Silencing Memories: The Workers' Movement for Democracy in El Salvador, 1932-1963

Methodology

Methodology
Drawing on research in the United States and El Salvador, including secondary sources, newspaper, government documents, and testimonials, I explain how the workers’ movement was formed, how most of its members also became members of the Communist Party and why its participants were criminalized. This practice resulted in the silencing of their voices and memories by history and family.

This study has been approached through an intergenerational perspective to show the ways in which race, gender, and class intersect in traditional and non-traditional political spaces over time, as well as how political activism and social movements evolved and play an integral part in rethinking El Salvador’s history and the continued struggle for democracy. Moreover, the importance of Felix Panameño’s narrative is how it is remembered and the conditions in which the memory was created. This is important because although parts of the story have been told, neither the story nor the storytellers have been acknowledged for the information they have imparted. Lynn Stephen argues, “that to take testimony seriously is to acknowledge that it is a form of knowledge production and part of the epistemologies that engage a mixture of forms of archiving including oral, visual, and textual information.”[1] Oral history is a form of horizontal knowledge; therefore, this thesis is designed to capture the lived experiences of our elders whose stories often provide an alternative or counternarrative.

The idea is to rescue a heritage that reflects the country’s political and socioeconomic realities of its time. These personal interviews will be utilized in two ways. I will position Panameño’s narrative within the history of the Salvadoran workers’ movement and the Communist Party to better understand the role he played within these factions and the influence these revolutionaries have had on politics today. In addition, the collection of personal interviews will also serve as testimonials shedding light on their experiences affected by state-repression, and indirectly by workers’ struggle. Scholars write about how the telling of these histories is political. I agree. By bringing forward these stories, I seek to encourage further intergenerational dialogue to reveal the histories that have been undervalued. 

Having heard about my great-grandfather’s controversial story years ago, my inquiry about him has expanded over the years and culminated to this study. I have had several informal talks about him with my grandmother Letty over the years; however, for this study I scheduled two interview sessions to finally record her words, both of which took place in 2015.  My grandmother was born on January 24, 1931 one of San Salvador’s suburbs called Mejicanos. It is where Felix Panameño lived most of his life and eventually died. At the time of the formal session in my apartment on December 5, 2015, she was eighty-four years of age. My grandmother by nature is gregarious, and a pioneer for most of her family members that came to the U.S. after her. She finds humor in the most mundane things and she is the reason why our sessions were mostly filled with laughter and joy.

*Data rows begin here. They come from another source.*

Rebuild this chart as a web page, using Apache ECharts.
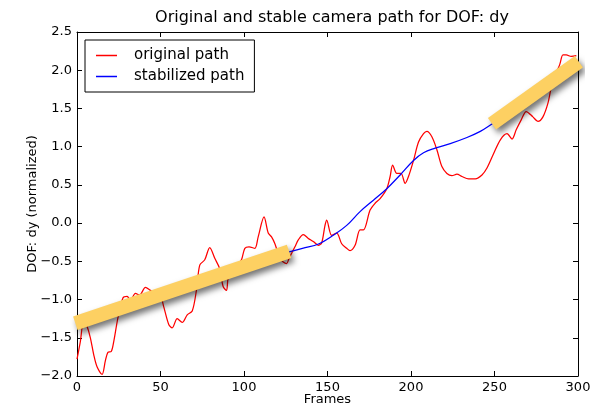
<!DOCTYPE html>
<html>
<head>
<meta charset="utf-8">
<script src="https://cdn.jsdelivr.net/npm/echarts@6/dist/echarts.min.js"></script>
<style>html,body{margin:0;padding:0;background:#fff;}#c{width:603px;height:406px;}</style>
</head>
<body>
<div id="c"></div>
<script>
// ---- data ----
var origX = [0,2,4,6,8,10,12,15,17,18.5,20.5,22,24.5,27.5,30,32,35,37.5,41,44,47,50,52,55,57,60,63,66,69,71.5,73.5,76.5,79.5,82.5,85.5,87.5,89.5,90.5,93,96,98.5,100.5,103,106.5,108.5,112,114.5,116.5,118.5,121.5,123.5,125.5,127,130.5,132.5,135.5,138.5,141.5,144.5,146.5,148.5,149.5,152.5,155.5,158.5,161.5,163.5,166.5,169.5,171.5,175.5,178.5,181.5,185.5,187.5,189,191.5,194,196.5,198.5,201.5,204.5,207.5,209.5,212.5,215.5,218.5,221.5,224.5,227.5,230.5,234.5,238.5,242.5,245.5,249.5,253.5,257.5,260.5,263,266,269,273,276,279,282,284,286,289,291,293,296,299];
var origY = [-1.78,-1.55,-1.28,-1.35,-1.5,-1.72,-1.88,-1.98,-1.8,-1.69,-1.68,-1.55,-1.24,-0.98,-0.96,-1.01,-0.92,-0.94,-0.84,-0.88,-0.92,-0.95,-1.1,-1.33,-1.37,-1.25,-1.3,-1.2,-1.15,-0.88,-0.55,-0.48,-0.32,-0.46,-0.6,-0.83,-0.88,-0.72,-0.6,-0.55,-0.48,-0.33,-0.31,-0.33,-0.18,0.08,-0.13,-0.18,-0.27,-0.46,-0.51,-0.53,-0.46,-0.31,-0.22,-0.15,-0.2,-0.24,-0.29,-0.26,-0.03,0.04,-0.16,-0.13,-0.27,-0.33,-0.36,-0.29,-0.09,-0.09,0.17,0.26,0.32,0.45,0.61,0.76,0.65,0.65,0.52,0.61,0.82,1.06,1.17,1.2,1.13,0.96,0.74,0.65,0.62,0.64,0.61,0.58,0.58,0.63,0.72,0.91,1.09,1.17,1.1,1.22,1.35,1.46,1.39,1.33,1.39,1.57,1.78,1.92,2.07,2.2,2.2,2.18,2.19];
var stabX = [126.5,135,145,153.5,161.5,169.5,177.5,185.5,193.5,201.5,207.5,214.5,223.5,233.5,241.5,248,251];
var stabY = [-0.38,-0.33,-0.27,-0.16,-0.03,0.15,0.30,0.45,0.63,0.82,0.92,0.98,1.04,1.12,1.2,1.29,1.33];
var bar1X = [-1,127], bar1Y = [-1.31,-0.37];
var bar2X = [248.5,300.5], bar2Y = [1.30,2.11];
var xTicks = [0,50,100,150,200,250,300];
var yTicks = ['-2.0','-1.5','-1.0','-0.5','0.0','0.5','1.0','1.5','2.0','2.5'];
var seriesNames = ['original path','stabilized path'];
var titleText = 'Original and stable camera path for DOF: dy';

function zip(a,b){return a.map(function(v,i){return [v,b[i]];});}
var FONT = 'DejaVu Sans';
var chart = echarts.init(document.getElementById('c'), null, {renderer:'canvas'});
var axisLine = {show:true, onZero:false, lineStyle:{color:'#000', width:1}};
var tick = {show:true, inside:true, length:5, lineStyle:{color:'#000'}};
var barStyle = {color:'#fdd062', width:14, cap:'butt', shadowColor:'rgba(0,0,0,0.55)', shadowBlur:6, shadowOffsetX:3, shadowOffsetY:4};
chart.setOption({
  animation:false,
  backgroundColor:'#fff',
  title:{text:titleText, left:327, top:5, textAlign:'center', textStyle:{fontFamily:FONT, fontSize:16, fontWeight:'normal', color:'#000'}},
  grid:{left:77, right:25, top:32, bottom:30, outerBoundsMode:'none', containLabel:false},
  legend:{data:seriesNames, orient:'vertical', left:85, top:40, padding:[8,10,8,11], itemGap:6, itemWidth:21, itemHeight:1.5, icon:'rect',
    borderColor:'#000', borderWidth:1, borderRadius:0, backgroundColor:'#fff',
    textStyle:{fontFamily:FONT, fontSize:15, color:'#000', padding:[0,0,0,12]}},
  xAxis:[
    {type:'value', min:0, max:300, interval:50, name:'Frames', nameLocation:'middle', nameGap:17, nameMoveOverlap:false,
     nameTextStyle:{fontFamily:FONT, fontSize:13, color:'#000'},
     axisLine:axisLine, axisTick:tick, splitLine:{show:false},
     axisLabel:{fontFamily:FONT, fontSize:13, color:'#000', margin:5}},
    {type:'value', position:'top', min:0, max:300, interval:50, axisLine:axisLine, axisTick:tick, splitLine:{show:false}, axisLabel:{show:false}}
  ],
  yAxis:[
    {type:'value', min:-2, max:2.5, interval:0.5, name:'DOF: dy (normalized)', nameLocation:'middle', nameGap:38, nameRotate:90, nameMoveOverlap:false,
     nameTextStyle:{fontFamily:FONT, fontSize:13, color:'#000'},
     axisLine:axisLine, axisTick:tick, splitLine:{show:false},
     axisLabel:{fontFamily:FONT, fontSize:13, color:'#000', margin:5,
       formatter:function(v){var i=Math.round((v+2)/0.5);return (yTicks[i]||'').replace('-','\u2212');}}},
    {type:'value', position:'right', min:-2, max:2.5, interval:0.5, axisLine:axisLine, axisTick:tick, splitLine:{show:false}, axisLabel:{show:false}}
  ],
  series:[
    {name:seriesNames[0], type:'line', data:zip(origX,origY), showSymbol:false, smooth:0.3, lineStyle:{color:'#ff0000', width:1.25}, itemStyle:{color:'#ff0000'}, z:2},
    {name:seriesNames[1], type:'line', data:zip(stabX,stabY), showSymbol:false, smooth:0.4, lineStyle:{color:'#0000ff', width:1.25}, itemStyle:{color:'#0000ff'}, z:3},
    {name:'bar1', type:'line', data:zip(bar1X,bar1Y), showSymbol:false, clip:false, lineStyle:barStyle, z:5, silent:true},
    {name:'bar2', type:'line', data:zip(bar2X,bar2Y), showSymbol:false, clip:false, lineStyle:barStyle, z:5, silent:true}
  ]
});
</script>
</body>
</html>
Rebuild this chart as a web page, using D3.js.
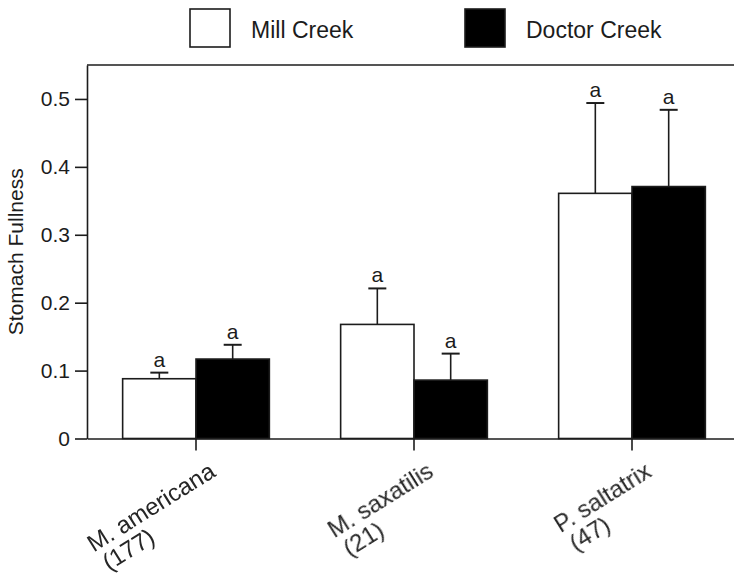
<!DOCTYPE html>
<html>
<head>
<meta charset="utf-8">
<script src="https://cdn.jsdelivr.net/npm/d3@7"></script>
<style>
  body { margin: 0; background: #fff; }
  svg { display: block; font-family: "Liberation Sans", Arial, sans-serif; }
</style>
</head>
<body>
<script>
// Stomach fullness by species and creek (mean with upper SE whisker)
const species = ["M. americana", "M. saxatilis", "P. saltatrix"];
const sampleSizes = ["(177)", "(21)", "(47)"];
const seriesNames = ["Mill Creek", "Doctor Creek"];
const seriesFills = ["#ffffff", "#000000"];
const millMean = [0.088, 0.168, 0.361];
const millSE = [0.009, 0.053, 0.133];
const doctorMean = [0.117, 0.086, 0.371];
const doctorSE = [0.021, 0.039, 0.113];
const millLetters = ["a", "a", "a"];
const doctorLetters = ["a", "a", "a"];
const yTicks = [0, 0.1, 0.2, 0.3, 0.4, 0.5];
const yTickLabels = ["0", "0.1", "0.2", "0.3", "0.4", "0.5"];

const W = 734, H = 577;
const plotLeft = 87, plotRight = 741, plotTop = 65, plotBottom = 438.5;
const ink = "#1c1c1c";

const svg = d3.select("body").append("svg")
  .attr("width", W).attr("height", H);

// Soft edge for the rotated category labels
svg.append("defs").append("filter").attr("id", "soft")
  .append("feGaussianBlur").attr("stdDeviation", 0.45);

const x = d3.scaleBand()
  .domain(d3.range(species.length))
  .range([plotLeft, plotRight])
  .paddingInner(0.327)
  .paddingOuter(0.1635);

const sub = d3.scaleBand()
  .domain(seriesNames)
  .range([0, x.bandwidth()]);

const y = d3.scaleLinear()
  .domain([0, 0.55])
  .range([plotBottom, plotTop]);

// Frame top line
svg.append("line")
  .attr("x1", plotLeft).attr("x2", plotRight)
  .attr("y1", plotTop).attr("y2", plotTop)
  .attr("stroke", ink).attr("stroke-width", 1.6);

// Bars, whiskers and letters
const rows = [];
species.forEach((s, i) => {
  rows.push({cat: i, series: seriesNames[0], mean: millMean[i], se: millSE[i], letter: millLetters[i], fill: seriesFills[0]});
  rows.push({cat: i, series: seriesNames[1], mean: doctorMean[i], se: doctorSE[i], letter: doctorLetters[i], fill: seriesFills[1]});
});

const bars = svg.append("g").selectAll("g").data(rows).join("g")
  .attr("transform", d => `translate(${x(d.cat) + sub(d.series)},0)`);

const bw = sub.bandwidth();
const capW = 18;

bars.append("line")
  .attr("x1", bw / 2).attr("x2", bw / 2)
  .attr("y1", d => y(d.mean)).attr("y2", d => y(d.mean + d.se))
  .attr("stroke", ink).attr("stroke-width", 1.6);
bars.append("line")
  .attr("x1", bw / 2 - capW / 2).attr("x2", bw / 2 + capW / 2)
  .attr("y1", d => y(d.mean + d.se)).attr("y2", d => y(d.mean + d.se))
  .attr("stroke", ink).attr("stroke-width", 2);
bars.append("rect")
  .attr("x", 0).attr("width", bw)
  .attr("y", d => y(d.mean))
  .attr("height", d => plotBottom - y(d.mean))
  .attr("fill", d => d.fill)
  .attr("stroke", ink).attr("stroke-width", 1.6);
bars.append("text")
  .attr("x", bw / 2).attr("y", d => y(d.mean + d.se) - 6)
  .attr("text-anchor", "middle")
  .attr("font-size", 21).attr("fill", ink)
  .text(d => d.letter);

// Y axis
const yAxis = svg.append("g")
  .attr("transform", `translate(${plotLeft},0)`)
  .call(d3.axisLeft(y).tickValues(yTicks)
    .tickFormat((d, i) => yTickLabels[i])
    .tickSize(12).tickSizeOuter(0).tickPadding(5));
yAxis.selectAll("path,line").attr("stroke", ink).attr("stroke-width", 1.6);
yAxis.selectAll("text").attr("font-size", 21).attr("fill", ink)
  .attr("font-family", "\"Liberation Sans\", Arial, sans-serif");

// X axis
const xAxis = svg.append("g")
  .attr("transform", `translate(0,${plotBottom})`)
  .call(d3.axisBottom(x).tickFormat("").tickSize(12).tickSizeOuter(0));
xAxis.selectAll("path,line").attr("stroke", ink).attr("stroke-width", 1.6);

// Rotated category labels: species name and sample size
const angle = 32;
const labels = svg.append("g").attr("filter", "url(#soft)")
  .selectAll("g").data(species).join("g")
  .attr("transform", (d, i) => `translate(${x(i) + x.bandwidth() / 2 + 21},${plotBottom + 37}) rotate(${-angle})`)
  .attr("font-size", 24).attr("fill", "#262626");
labels.append("text")
  .attr("class", "sp")
  .attr("text-anchor", "end")
  .text(d => d);
labels.each(function (d, i) {
  const g = d3.select(this);
  const w = g.select("text.sp").node().getComputedTextLength();
  g.append("text")
    .attr("x", -w + 3).attr("y", 24)
    .text(sampleSizes[i]);
});

// Y axis title
svg.append("text")
  .attr("transform", `translate(23,${(plotTop + plotBottom) / 2}) rotate(-90)`)
  .attr("text-anchor", "middle")
  .attr("font-size", 21).attr("fill", ink)
  .text("Stomach Fullness");

// Legend
const legendX = [190, 465];
const legend = svg.append("g").selectAll("g").data(seriesNames).join("g")
  .attr("transform", (d, i) => `translate(${legendX[i]},9)`);
legend.append("rect")
  .attr("width", 40).attr("height", 38)
  .attr("fill", (d, i) => seriesFills[i])
  .attr("stroke", ink).attr("stroke-width", 1.6);
legend.append("text")
  .attr("x", 61).attr("y", 29)
  .attr("font-size", 23).attr("fill", ink)
  .text(d => d);
</script>
</body>
</html>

On the day of the first session my mother joined us to assist with Spanish translations of documents. I had never read to my grandmother the archival texts I had found of her father, especially the police report describing his interrogation in 1934. I hesitated reading the report to her because my mother, who also knew Papa Felix, teared up when reading the report. However, I started with his birth registration, then passages from Roque Dalton’s book and slowly moved into the report trying to avoid some of the more violent details. I noticed three distinct reactions from my grandmother throughout the session. First, she was almost apathetic towards the readings. Second, she showed much more emotion when talking about her mother and even her uncle, Luciano. And lastly, she often lowered her voice when talking about her father’s work and abuses against him. I repeatedly had to remind her she was in a safe place to talk.

Another area of apprehension for my grandmother was my wish to approach her estranged brother for an interview. She did not think he would respond well to my request, and kindly suggested not to pursue it in order to avoid being disheartened. However, my aunts thought otherwise and they reached out to him on my behalf. The risk paid off and Tío Chus expressed great joy in knowing I was interested in learning from him. The interview with Tío Chus was conducted on November 28, 2015 and a second interview on March 11, 2016. I had also been estranged from my uncle for over twenty plus years. At eighty-six years old, Tío Chus was full of white hair and as outspoken as ever. He welcomed me into his home where we were joined by one of my aunts and his second wife, a beloved member of our extended family. We hugged and greeted each other and in the middle of our joy, I saw two portraits hanging over their bedroom doorway. It was a picture of my great-grandmother Eve and my great-grandfather Felix. I kept the interview as structured as possible, focusing my questions on him but flexible enough for everyone to add to the interview at their own will. Tío Chus had fewer memories of his father to share with me, but more of his experience with Papa Felix’s other children. He had remained in contact with them both in the United States and El Salvador. His invaluable insights helped corroborate Abuelita Letty’s memories and help further fill the gaps about Papa Felix after the 1960s.
 
[1] Lynn Stephen, We are the face of Oaxaca: testimony and social movements (Duke University Press, 2013), p. 12.